===== Provided material =====
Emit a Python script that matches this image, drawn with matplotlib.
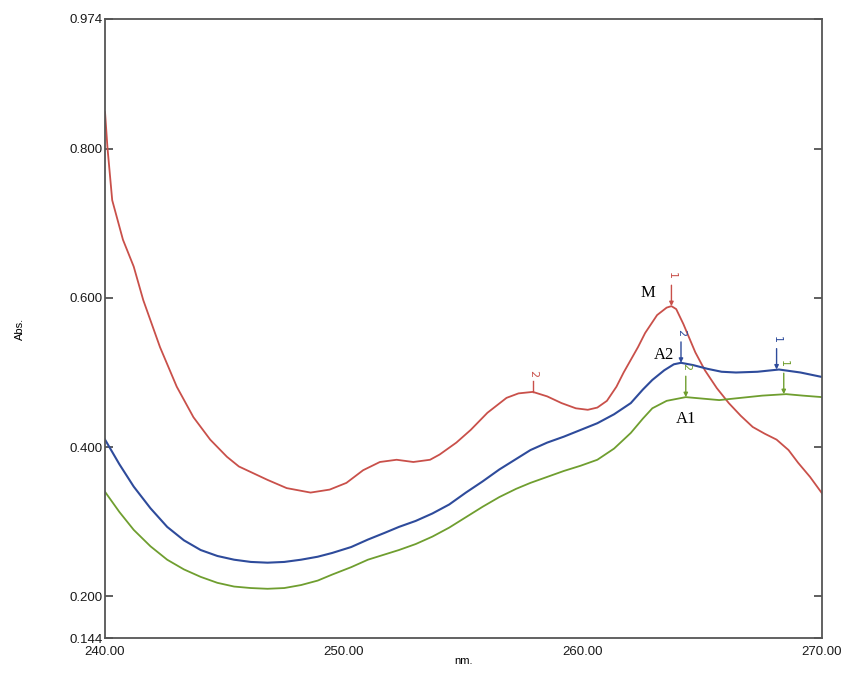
import numpy as np
import matplotlib
matplotlib.use("Agg")
import matplotlib.pyplot as plt

# values (nm, Abs.)
m_nm = [240.0, 240.1, 240.3, 240.75, 241.2, 241.6, 242.3, 243.0, 243.7, 244.4, 245.1,
        245.6, 246.8, 247.6, 248.6, 249.4, 250.1, 250.8, 251.5, 252.2, 252.9, 253.6,
        254.0, 254.7, 255.3, 256.0, 256.8, 257.3, 257.9, 258.5, 259.1, 259.7, 260.2,
        260.6, 261.0, 261.4, 261.7, 262.3, 262.6, 263.1, 263.5, 263.7, 263.9, 264.2,
        264.7, 265.1, 265.6, 266.1, 266.6, 267.1, 267.6, 268.1, 268.6, 269.0, 269.5, 270.0]
m_abs = [0.849, 0.802, 0.731, 0.678, 0.642, 0.597, 0.534, 0.481, 0.440, 0.410, 0.387,
         0.374, 0.356, 0.345, 0.339, 0.343, 0.352, 0.369, 0.380, 0.383, 0.380, 0.383,
         0.390, 0.406, 0.423, 0.446, 0.466, 0.472, 0.474, 0.468, 0.459, 0.452, 0.450,
         0.453, 0.462, 0.481, 0.500, 0.534, 0.553, 0.577, 0.587, 0.589, 0.585, 0.565,
         0.527, 0.503, 0.479, 0.459, 0.442, 0.427, 0.418, 0.410, 0.396, 0.379, 0.360, 0.338]

a2_nm = [240.0, 240.6, 241.2, 241.9, 242.6, 243.3, 244.0, 244.7, 245.4, 246.1, 246.8,
         247.5, 248.2, 248.9, 249.5, 250.3, 251.0, 251.7, 252.3, 253.0, 253.7, 254.4,
         255.1, 255.8, 256.5, 257.2, 257.8, 258.5, 259.2, 259.9, 260.6, 261.3, 262.0,
         262.5, 262.9, 263.4, 263.8, 264.1, 264.6, 265.2, 265.8, 266.4, 267.3, 268.2,
         269.1, 270.0]
a2_abs = [0.410, 0.377, 0.347, 0.318, 0.293, 0.275, 0.262, 0.254, 0.249, 0.246, 0.245,
          0.246, 0.249, 0.253, 0.258, 0.266, 0.276, 0.285, 0.293, 0.301, 0.311, 0.323,
          0.339, 0.354, 0.370, 0.384, 0.396, 0.406, 0.414, 0.423, 0.432, 0.444, 0.459,
          0.477, 0.490, 0.503, 0.511, 0.513, 0.510, 0.505, 0.501, 0.500, 0.501, 0.504,
          0.500, 0.494]

a1_nm = [240.0, 240.6, 241.2, 241.9, 242.6, 243.3, 244.0, 244.7, 245.4, 246.1, 246.8,
         247.5, 248.2, 248.9, 249.5, 250.3, 251.0, 251.7, 252.3, 253.0, 253.7, 254.4,
         255.1, 255.8, 256.5, 257.2, 257.8, 258.5, 259.2, 259.9, 260.6, 261.3, 262.0,
         262.5, 262.9, 263.5, 264.3, 265.0, 265.7, 266.6, 267.5, 268.5, 269.2, 270.0]
a1_abs = [0.340, 0.313, 0.289, 0.267, 0.249, 0.236, 0.226, 0.218, 0.213, 0.211, 0.210,
          0.211, 0.215, 0.221, 0.229, 0.239, 0.249, 0.256, 0.262, 0.270, 0.280, 0.292,
          0.306, 0.320, 0.333, 0.344, 0.352, 0.360, 0.368, 0.375, 0.383, 0.398, 0.419,
          0.438, 0.452, 0.462, 0.467, 0.465, 0.463, 0.466, 0.469, 0.471, 0.469, 0.467]

# peak pick marks: (nm, curve value, label)
m_peaks = [(257.9, 0.474, "2"), (263.7, 0.589, "1")]
a2_peaks = [(264.1, 0.513, "2"), (268.1, 0.504, "1")]
a1_peaks = [(264.3, 0.467, "2"), (268.4, 0.471, "1")]

y_ticks = [0.144, 0.200, 0.400, 0.600, 0.800, 0.974]
x_ticks = [240, 250, 260, 270]

red = "#c9504a"
blue = "#2e4b9b"
green = "#6f9e2f"

fig = plt.figure(figsize=(8.41, 6.76), dpi=100)
ax = fig.add_axes([0.1249, 0.0562, 0.8525, 0.9157])

ax.plot(m_nm, m_abs, color=red, lw=1.3)
ax.plot(a2_nm, a2_abs, color=blue, lw=1.5)
ax.plot(a1_nm, a1_abs, color=green, lw=1.3)

def mark(peaks, col, arrow=True):
    for x, y, lab in peaks:
        if arrow:
            ax.annotate("", xy=(x, y), xytext=(x, y + 0.028),
                        arrowprops=dict(arrowstyle="-|>", color=col, lw=1.0,
                                        mutation_scale=6, shrinkA=0, shrinkB=0))
            ty = y + 0.036
        else:
            ax.plot([x, x], [y, y + 0.014], color=col, lw=1.0)
            ty = y + 0.02
        ax.text(x, ty, lab, color=col, fontsize=8, rotation=-90,
                ha="center", va="bottom")

mark([m_peaks[0]], red, arrow=False)
mark([m_peaks[1]], red)
mark(a2_peaks, blue)
mark(a1_peaks, green)

ax.text(262.7, 0.607, "M", fontsize=12, family="Liberation Serif", ha="center", va="center")
ax.text(263.4, 0.523, "A2", fontsize=12, family="Liberation Serif", ha="center", va="center")
ax.text(264.3, 0.438, "A1", fontsize=12, family="Liberation Serif", ha="center", va="center")

ax.set_xlim(240, 270)
ax.set_ylim(0.144, 0.974)
ax.set_yticks(y_ticks)
ax.set_yticklabels([f"{v:.3f}" for v in y_ticks])
ax.set_xticks(x_ticks)
ax.set_xticklabels([f"{v:.2f}" for v in x_ticks])

ax.tick_params(axis="y", direction="in", length=6, width=1.2, color="#444",
               right=True, labelsize=9.5, labelcolor="#1a1a1a", pad=2)
ax.tick_params(axis="x", length=0, labelsize=9.5, labelcolor="#1a1a1a", pad=6)
for lab in ax.get_xticklabels() + ax.get_yticklabels():
    lab.set_family("Liberation Sans")

for s in ax.spines.values():
    s.set_color("#555")
    s.set_linewidth(1.3)

ax.set_xlabel("nm.", fontsize=8, family="Liberation Sans", labelpad=-2)
ax.set_ylabel("Abs.", fontsize=8, family="Liberation Sans", labelpad=32)

fig.savefig("out.png", dpi=100)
=====
● **Objective**
Pictures are excluded; extract exactly the lines from the start of the data through the line that holds "import matplotlib.pyplot as plt", both ends included.

● **Task output**
Emit a Python script that matches this image, drawn with matplotlib.
import numpy as np
import matplotlib
matplotlib.use("Agg")
import matplotlib.pyplot as plt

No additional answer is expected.